Menurut Undang-Undang Nomor 1 tahun 1974 dan Kompilasi
Hukum Islam, bahwa untuk melangsungkan perkawinan seorang pria
harus telah berumur 19 tahun dan wanita 16 tahun. Selain itu bila calon
mempelai belum mencapai 21 tahun maka harus mendapat izin kedua
orang tua. Batas umur yang diatur dalam peraturan perundang– undangan
ini dengan maksud bahwa calon suami istri tersebut telah masak jiwa
raganya untuk dapat melaksanakan perkawinan, agar supaya dapat
mewujudkan tujuan perkawinan secara baik tanpa berakhir pada
perceraian dan mendapat keturunan yang baik dan sehat. Untuk itu harus
dicegah adanya perkawinan antar suami istri yang masih di bawah umur.
Selain itu suatu perkawinan juga harus didasari dengan adanya persetujuan
antara kedua mempelai.
c. Pertimbangan dari segi status calon mempelai laki – laki.
a. Untuk mengabulkan suatu permohonan penetapan wali adlol dan
memberikan izin kawin bagi kedua calon mempelai dengan
menggunakan wali hakim sebagai wali nikah maka hakim Pengadilan
Agama akan meneliti terlebih dahulu status dari calon mempelai laki–
laki, apakah sudah mempunyai istri atau dalam status bujangan. Dan
apabila ternyata calon mempelai pria sedang terikat perkawinan
dengan wanita lain dan ia bermaksud berpoligami maka harus ada izin
terlebih dahulu untuk berpoligami dari Pengadilan Agama. Hal ini
sesuai dengan ketentuan pasal 4 UU No. 1/1974 dan pasal 56
kompilasi hukum Islam yang intinya adalah bahwa suami yang hendak
beristri lebih dari satu orang harus mendapat izin dari Pengadilan
Agama.
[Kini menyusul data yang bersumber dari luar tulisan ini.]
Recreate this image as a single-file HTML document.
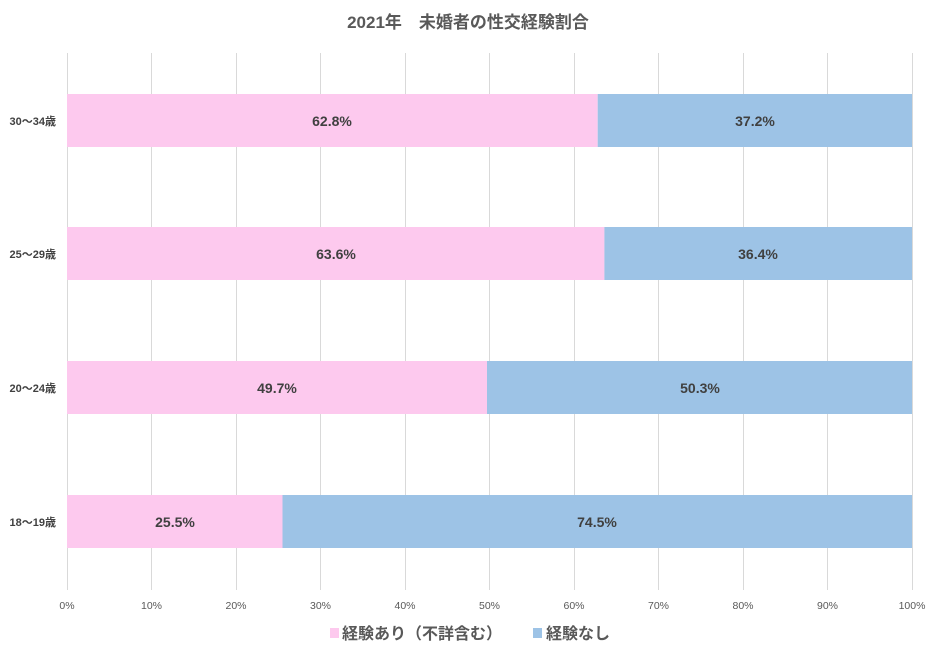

Tanpa adanya izin dari pengadilan Agama, maka perkawinan
dengan istri kedua, ketiga atau keempat tidak mempunyai kekuatan
hukum. Setelah ada izin poligami dari pengadilan Agama maka
barulah akan dilakukan pemeriksaan terhadap permasalahan wali adlol.
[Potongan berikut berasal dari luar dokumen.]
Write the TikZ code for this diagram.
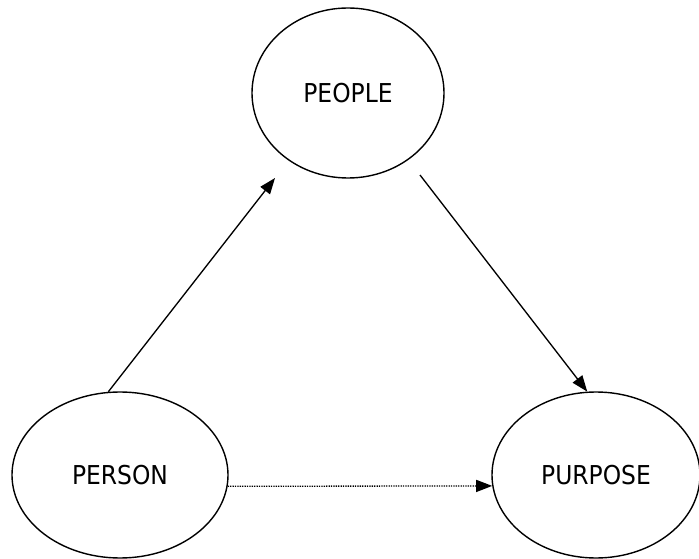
\documentclass[tikz,border=0pt]{standalone}
\usepackage{fontspec}
\setmainfont{DejaVu Sans Condensed}
\usetikzlibrary{arrows.meta,shapes.geometric}

\begin{document}
\begin{tikzpicture}[x=0.75pt,y=-0.75pt]
\tikzstyle{blob}=[ellipse,draw,line width=1.05pt,inner sep=0pt,text depth=-1pt,font=\fontsize{19.5}{23}\selectfont];
\tikzstyle{link}=[line width=1pt,-{Triangle[length=12pt,width=9pt]}];
\tikzstyle{hint}=[link,line width=1pt,dash pattern=on 1pt off 0.8pt];
\useasboundingbox (0,0) rectangle (699,559);
\node [blob,minimum width=144pt,minimum height=127.5pt] (people) at (348,93) {PEOPLE};
\node [blob,minimum width=162pt,minimum height=124.5pt] (person) at (120,475) {PERSON};
\node [blob,minimum width=156pt,minimum height=124.5pt] (purpose) at (596,475) {PURPOSE};
\coordinate (tip1) at (275,178);
\coordinate (tail2) at (420,175);

\draw [link] (person.98) -- (tip1);
\draw [link] (tail2) -- (purpose.96);
\draw [hint] (person.-6) -- (purpose.186);
\end{tikzpicture}
\end{document}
b. Untuk mengabulkan seluruh permohonan penetapan wali adlol maka
hakim juga akan mempertimbangkan apakah calon mempelai pria telah
mempunyai pekerjaan atau belum. Namun apabila ternyata calon
mempelai pria belum mempunyai pekerjaan, hakim bisa mengabulkan
permohonan tersebut karena pada dasarnya pekerjaan itu bisa didapat
setelah perkawinan dilangsungkan.
Dengan adanya penetapan bahwa wali telah adlol maka kedua
mempelai bisa melangsungkan perkawinan dengan bantuan wali hakim, Akan
tetapi apabila antara kedua calon mempelai terdapat larangan untuk dilakukan
perkawinan dan tidak memenuhi syarat-syarat atau pertimbagangan untuk
dikabulkan suatu permohonan penetapan wali adlal seperti yang telah
diuraikan diatas maka hakim akan menolak pemohonan penetapan wali adlal
yang diajukan kepadanya.
B. Hal-hal yang sering menjadi alasan penolakan untuk menjadi wali nikah
oleh wali nasab anak perempuan yang melangsungkan perkawinan
dalam praktek Pengadilan Agama di Kendal.
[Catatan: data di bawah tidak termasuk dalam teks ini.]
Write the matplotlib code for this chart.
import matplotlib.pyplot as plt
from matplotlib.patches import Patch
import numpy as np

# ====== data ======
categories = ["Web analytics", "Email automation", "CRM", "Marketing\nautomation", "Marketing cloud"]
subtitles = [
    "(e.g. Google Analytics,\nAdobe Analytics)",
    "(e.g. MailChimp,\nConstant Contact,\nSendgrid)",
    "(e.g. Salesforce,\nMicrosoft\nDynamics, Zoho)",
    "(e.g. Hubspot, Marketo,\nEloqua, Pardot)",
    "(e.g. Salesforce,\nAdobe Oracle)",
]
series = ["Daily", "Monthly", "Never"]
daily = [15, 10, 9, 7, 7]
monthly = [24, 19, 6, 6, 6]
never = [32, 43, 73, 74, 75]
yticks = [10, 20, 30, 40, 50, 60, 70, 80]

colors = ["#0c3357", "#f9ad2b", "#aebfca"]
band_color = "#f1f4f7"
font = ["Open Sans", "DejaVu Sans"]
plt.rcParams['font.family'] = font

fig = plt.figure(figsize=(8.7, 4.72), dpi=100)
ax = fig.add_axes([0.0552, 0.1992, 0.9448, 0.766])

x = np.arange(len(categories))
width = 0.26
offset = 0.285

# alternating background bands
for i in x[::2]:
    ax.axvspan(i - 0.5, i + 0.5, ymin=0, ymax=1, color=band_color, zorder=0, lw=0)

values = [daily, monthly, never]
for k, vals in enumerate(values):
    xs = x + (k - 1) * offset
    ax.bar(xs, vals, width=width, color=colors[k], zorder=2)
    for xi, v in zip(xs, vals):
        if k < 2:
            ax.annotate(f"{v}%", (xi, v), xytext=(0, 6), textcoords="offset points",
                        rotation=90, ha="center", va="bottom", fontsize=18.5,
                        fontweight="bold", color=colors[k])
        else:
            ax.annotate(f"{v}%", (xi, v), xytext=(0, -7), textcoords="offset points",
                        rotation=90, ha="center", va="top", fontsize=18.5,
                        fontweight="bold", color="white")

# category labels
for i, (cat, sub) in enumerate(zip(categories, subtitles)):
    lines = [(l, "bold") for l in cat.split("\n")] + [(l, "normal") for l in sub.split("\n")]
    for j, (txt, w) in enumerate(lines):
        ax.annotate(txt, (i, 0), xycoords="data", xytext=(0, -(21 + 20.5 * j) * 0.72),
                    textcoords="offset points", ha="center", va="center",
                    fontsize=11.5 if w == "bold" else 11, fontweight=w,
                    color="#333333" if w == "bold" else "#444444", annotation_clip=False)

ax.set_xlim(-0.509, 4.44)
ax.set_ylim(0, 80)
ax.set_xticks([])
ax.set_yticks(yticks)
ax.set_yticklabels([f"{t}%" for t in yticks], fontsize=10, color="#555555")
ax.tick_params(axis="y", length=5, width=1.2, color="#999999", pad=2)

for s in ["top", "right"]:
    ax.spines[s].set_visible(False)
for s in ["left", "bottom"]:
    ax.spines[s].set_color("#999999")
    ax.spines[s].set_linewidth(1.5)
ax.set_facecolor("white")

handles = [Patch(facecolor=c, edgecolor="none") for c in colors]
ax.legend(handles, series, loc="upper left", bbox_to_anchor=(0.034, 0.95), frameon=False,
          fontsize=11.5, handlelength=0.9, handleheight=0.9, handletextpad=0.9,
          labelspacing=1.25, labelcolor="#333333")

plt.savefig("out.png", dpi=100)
Dalam praktek di Pengadilan Agama Kendal, Hal-hal yang sering
menjadi alasan penolakan untuk menjadi wali nikah oleh wali nasab untuk
Menjadi Wali nikah adalah sebagai berikut :53
1) Wali Nasab dalam hal ini orang tua sudah punya pilihan laki – laki untuk
anak perempuannya.
Apabila anak gadis itu tidak suka dengan calon laki – laki yang
dipilih oleh orang tuanya maka ia boleh menolak / berhak
membatalkannya. Menurut Undang-undang Nomor 1 Tahun 1974 Pasal 6
ayat (1) dan Kompilasi Hukum Islam Pasal 16 ayat (1) yang intinya
berbunyi bahwa perkawinan harus didasarkan atas persetujuan kedua calon
mempelai. Sehingga walaupun oarng tua selaku wali mujbir memiliki hak
untuk memaksa putrinya untuk menikah dengan laki – laki akan tetapi
tetapi sangat dianjurkan minta persetujuan putrinya terlebih dahulu.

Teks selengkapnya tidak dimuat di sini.